Anyway, I’ve been reading Fracastoro’s Syphilis, which is full of interesting things. And since we know Coleridge was reading Fracastoro in 1802, it’s not unlikely that he was reading him in the 1790s too. And here I come to the point of my post.

In Book Two, Lipara—one of the daughters of the Hesperides (the Gardens of the West: she is introduced into the poem because the far west is where the New World is)—takes Ilceus, a young shepherd, like Syphilus suffering from this new disease, into an antrum opacum, a ‘dark cave’:
Sic ait, et se antro gradiens praemittit opaco.
Ille subit, magnos terrae miratus hiatus,
squallentesque situ aeterno, et sine lumine vastas
speluncas, terramque meantia flumina subter.
Tum Lipare: “Hoc quodcunque patet, quam maxima terra est:
hunc totum sine luce globum, loca subdita nocti,
dii habitant: imas retinet Proserpina sedes,
flumina supremas, quae sacris concita ab antris
in mare per latas abeunt resonantia terras.”
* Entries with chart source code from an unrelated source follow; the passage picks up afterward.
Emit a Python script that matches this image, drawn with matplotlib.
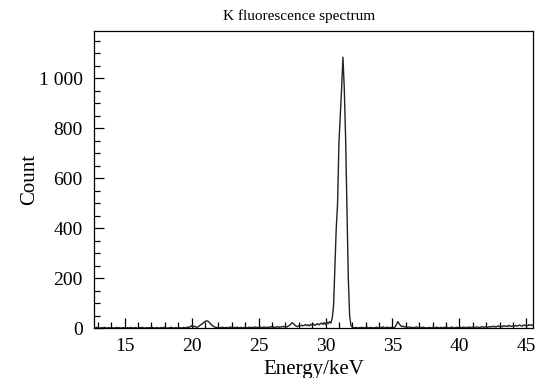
import numpy as np
import matplotlib
matplotlib.use("Agg")
from matplotlib import pyplot as plt
from matplotlib.ticker import MultipleLocator, FuncFormatter

plt.rcParams['font.family'] = ['Liberation Serif', 'DejaVu Serif']

# === Data (0.1 keV channels, 12.7 ... 45.5 keV) ===
energy_start = 12.7
energy_step = 0.1
counts = (
    [2, 1, 3]                                            # 12.7-12.9
    + [2, 1, 0, 2, 1, 3, 1, 0, 2, 1]                     # 13
    + [1, 2, 0, 1, 3, 1, 2, 0, 1, 2]                     # 14
    + [1, 0, 2, 1, 1, 3, 0, 1, 2, 1]                     # 15
    + [0, 2, 1, 3, 1, 0, 2, 1, 1, 2]                     # 16
    + [1, 3, 0, 1, 2, 1, 0, 2, 1, 3]                     # 17
    + [2, 1, 0, 1, 2, 3, 1, 0, 2, 1]                     # 18
    + [1, 2, 1, 0, 3, 1, 2, 4, 3, 6]                     # 19
    + [10, 4, 8, 5, 3, 6, 10, 14, 18, 22]                # 20
    + [26, 29, 28, 24, 18, 12, 8, 5, 3, 2]               # 21
    + [3, 1, 2, 4, 1, 2, 3, 1, 2, 5]                     # 22
    + [2, 1, 3, 2, 4, 1, 2, 3, 1, 2]                     # 23
    + [3, 2, 1, 4, 2, 3, 1, 5, 2, 3]                     # 24
    + [2, 4, 3, 1, 5, 2, 3, 4, 2, 6]                     # 25
    + [3, 5, 2, 4, 6, 3, 5, 4, 7, 5]                     # 26
    + [6, 4, 8, 10, 16, 22, 18, 12, 8, 6]                # 27
    + [10, 8, 12, 9, 11, 14, 10, 13, 9, 15]              # 28
    + [12, 16, 11, 14, 18, 13, 17, 20, 15, 22]           # 29
    + [14, 24, 18, 26, 20, 40, 90, 250, 400, 500]        # 30
    + [740, 850, 960, 1085, 960, 760, 480, 200, 50, 10]  # 31
    + [4, 2, 1, 3, 0, 2, 1, 3, 2, 1]                     # 32
    + [2, 4, 1, 2, 3, 0, 2, 1, 4, 2]                     # 33
    + [1, 3, 2, 5, 1, 2, 4, 1, 3, 2]                     # 34
    + [3, 2, 5, 14, 26, 18, 10, 6, 8, 4]                 # 35
    + [6, 3, 5, 2, 4, 1, 3, 2, 5, 2]                     # 36
    + [1, 3, 2, 4, 1, 2, 0, 3, 2, 1]                     # 37
    + [3, 1, 2, 4, 2, 1, 3, 2, 1, 4]                     # 38
    + [2, 3, 1, 2, 4, 3, 1, 2, 3, 2]                     # 39
    + [1, 3, 2, 4, 2, 3, 1, 5, 2, 3]                     # 40
    + [4, 2, 3, 5, 3, 2, 4, 6, 3, 5]                     # 41
    + [5, 3, 6, 4, 7, 5, 8, 4, 6, 9]                     # 42
    + [6, 8, 5, 10, 7, 9, 6, 11, 8, 7]                   # 43
    + [9, 7, 11, 8, 10, 12, 9, 8, 13, 10]                # 44
    + [12, 9, 14, 11, 13, 10]                            # 45
)
energy = energy_start + energy_step * np.arange(len(counts))

# === Plot ===
fig = plt.figure(figsize=(5.49, 3.78), dpi=100)
ax = fig.add_axes([0.171, 0.132, 0.8, 0.786])
ax.plot(energy, counts, color="#222222", lw=1.0)

ax.set_xlim(12.7, 45.5)
ax.set_ylim(0, 1190)
ax.xaxis.set_major_locator(MultipleLocator(5))
ax.xaxis.set_minor_locator(MultipleLocator(1))
ax.yaxis.set_major_locator(MultipleLocator(200))
ax.yaxis.set_minor_locator(MultipleLocator(50))
ax.yaxis.set_major_formatter(FuncFormatter(
    lambda v, p: "{:,}".format(int(v)).replace(",", " ")))
ax.tick_params(which="both", direction="in", labelsize=14, width=0.9)
ax.tick_params(which="major", length=7)
ax.tick_params(which="minor", length=4)
ax.tick_params(axis="x", pad=7)
ax.tick_params(axis="y", pad=8)
for s in ax.spines.values():
    s.set_linewidth(0.9)

ax.set_title("K fluorescence spectrum", fontsize=11, pad=8, x=0.467)
ax.set_xlabel("Energy/keV", fontsize=15, labelpad=4)
ax.set_ylabel("Count", fontsize=15, labelpad=0)

fig.savefig("out.png", dpi=100)
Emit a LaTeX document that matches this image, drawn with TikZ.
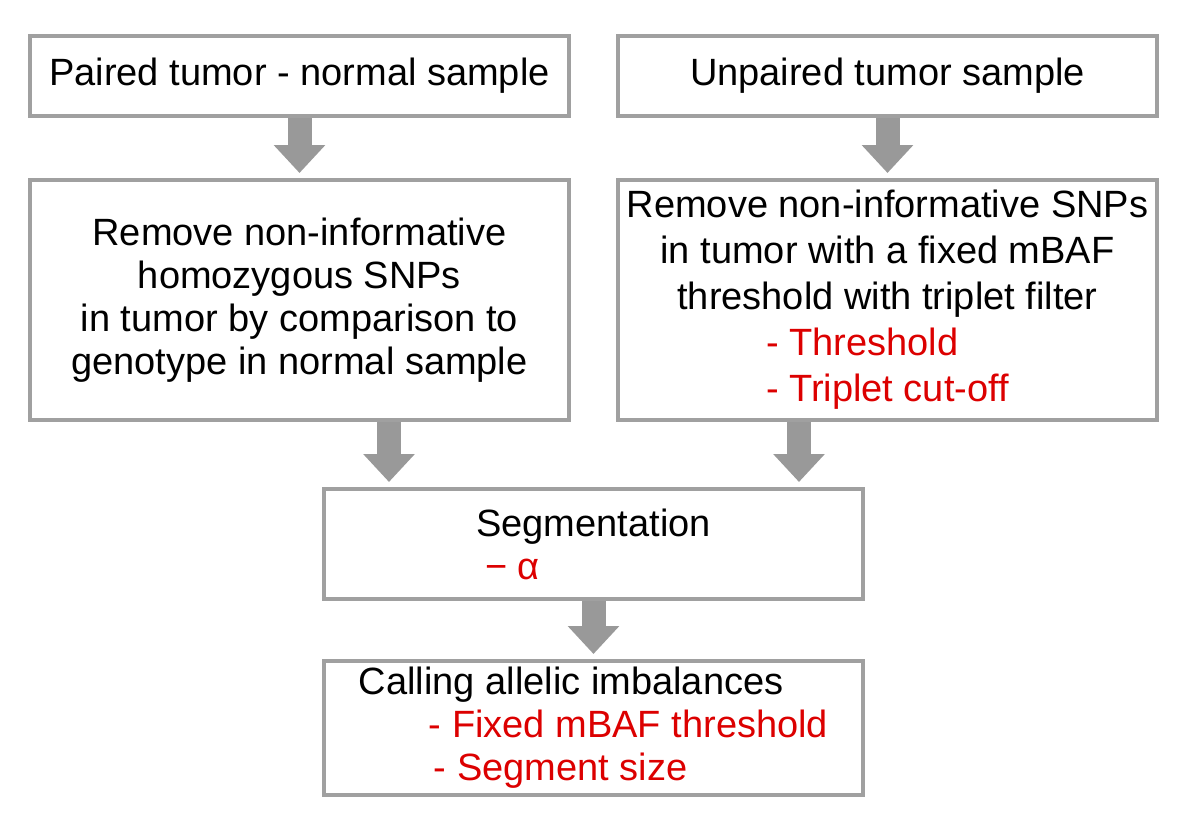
\documentclass[tikz,border=0pt]{standalone}
\usepackage{fontspec}
\setmainfont{Liberation Sans}
\usepackage{tikz}
\usepackage{xcolor}
\definecolor{boxgray}{RGB}{160,160,160}
\definecolor{arrowgray}{RGB}{153,153,153}
\definecolor{paramred}{RGB}{220,0,0}
\usetikzlibrary{positioning, calc, arrows.meta}
\tikzstyle{Box} = [
draw=boxgray,
line width=2pt,
minimum width=269.5pt,
inner sep=0pt,
align=center,
font=\fontsize{19pt}{21.5pt}\selectfont]
\tikzstyle{Arrow} = [
line width=12pt,
arrowgray,
-{Triangle[width=25pt, length=14pt]},
shorten >= 2.5pt]

\newcommand{\param}[1]{\textcolor{paramred}{#1}}

\begin{document}
\begin{tikzpicture}[x=0.5pt, y=0.5pt]
    \useasboundingbox (0,0) rectangle (1200,-835);

    \node [Box, minimum height=40pt] (paired) at (299.5,-76) {Paired tumor - normal sample};
    \node [Box, minimum height=40pt, right =22.5pt of paired] (unpaired) {Unpaired tumor sample};
    \node [Box, minimum height=120pt, below =30pt of paired] (homozygous) {Remove non-informative\\homozygous SNPs\\in tumor by comparison to\\genotype in normal sample};
    \node [Box, minimum height=120pt, below =30pt of unpaired, font=\fontsize{19pt}{23pt}\selectfont] (triplet) {Remove non-informative SNPs\\in tumor with a fixed mBAF\\threshold with triplet filter\\\rlap{\param{- Threshold}}\phantom{- Triplet cut-off}\\\param{- Triplet cut-off}};
    \coordinate (mid) at ($(homozygous.south)!0.5!(triplet.south)$);
    \node [Box, minimum height=55pt, below =32.5pt of mid, align=left] (segmentation) {Segmentation\\\hspace*{4.5pt}\param{− α}};
    \node [Box, minimum height=67pt, below =29pt of segmentation, align=left] (calling) {Calling allelic imbalances\\\hspace*{35pt}\param{- Fixed mBAF threshold}\\\hspace*{37.5pt}\param{- Segment size}};

    \coordinate (segin1) at ([xshift=33.5pt]segmentation.north west);
    \coordinate (segin2) at ([xshift=-33pt]segmentation.north east);

    \draw[Arrow] (paired) -- (homozygous);
    \draw[Arrow] (unpaired) -- (triplet);
    \draw[Arrow] (segin1 |- homozygous.south) -- (segin1);
    \draw[Arrow] (segin2 |- triplet.south) -- (segin2);
    \draw[Arrow] (segmentation) -- (calling);
\end{tikzpicture}
\end{document}
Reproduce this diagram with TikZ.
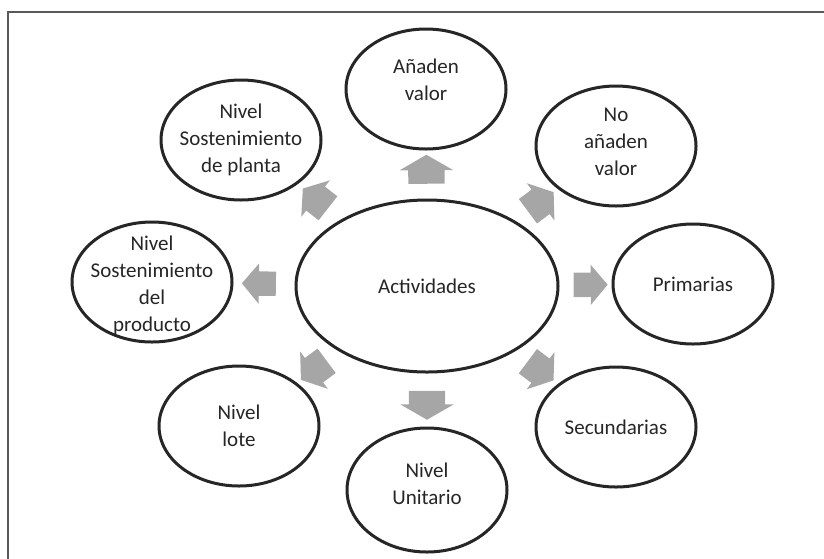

She spoke, and stepped ahead of him into the dark cave.
He followed, marvelling at the great chasms inside the earth,
Eternal sites of waste, of vast and lightless
caverns, and the rivers meandering through the earth below.
Then Lipara said: “This huge expanse, as wide as the earth herself,
this huge lightless globe and these regions subject to night,
are where gods dwell: Proserpina holds the lowest realm,
while higher up are rivers, which flow through the sacred caves
into the sea, passing noisily through the broad lands.” [Syphilis 2:371-79]
They move on: to the left they see Vulcan’s smithy, roaring, hissing and clanging, and on the right a ‘sacred river’, a sacer fluvius [2:402] that flows into a subterranean sea of quicksilver. This sunless sea of mercury is the expedition’s destination— Lipara bathes Ilceus in it, washing him ‘three times with her virginal hands’ (Ilceus, we are told, ‘marvelled that his ugly sores were gone, his body now free of the malign disease’ 2:415-16) and then returns him to the sunlight.

But doesn’t this strike a familiar note, to the reader of ‘Kubla Khan’? Alph, the sacred river, which runs through the opening lines of that great poem, is not a detail mentioned in Purchas, His Pilgrimes (1619), which (of course) Coleridge was reading, immediately before ‘falling asleep’ (that is, sinking into an opium daze) and dreaming the poem:
In Xandu did Cublai Can build a stately Pallace, encompassing sixteen miles of plaine ground with a wall, wherein are fertile Meddowes, pleasant Springs, delightfull streames, and all sorts of beasts of chase and game, and in the middest thereof a sumptuous house of pleasure, which may be moved from place to place.
I wonder if Coleridge in 1797 was reading Fracastoro alongside Samuel Purchas. One of his projects (one of his many, unrealised projects) was an anthology of neo-Latin verse, and to that end he would definitely have read one of the most famous of all neo-Latin poets (‘As late as 1806 the Scottish poet and linguist John Black could say “Fracastoro and our Buchanan are generally supposed to dispute the sceptre of modern poetical latinity.”’ [James Gardner]. Coleridge knew Black, who edited the Morning Chronicle, a paper to which Coleridge contributed). Plus he was most definitely reading him in 1802, only five years later.
In Xanadu did Kubla Khan
A stately pleasure-dome decree:
Where Alph, the sacred river, ran
Through caverns measureless to man
Down to a sunless sea.
Was Coleridge thinking of Fracastoro’s sacred river, that flows with argentum vivum [2:403] ‘living silver’/quicksilver, down to a sea that is dark (atra, 2:405], occupying one of the vast underworld's sunless sacred caverns (sacra antra sine lumine 2:378, 373)? I’m intrigued by the notion that ‘Alph the Sacred River’ might actually be a river of mercury.

One other detail: the cave into which the Hesperidean virgin leads Ilceus is located in the far east—in that place where ‘Dawn arises and ushers in the new day’ [2:344]. Somewhere near Xanadu, maybe?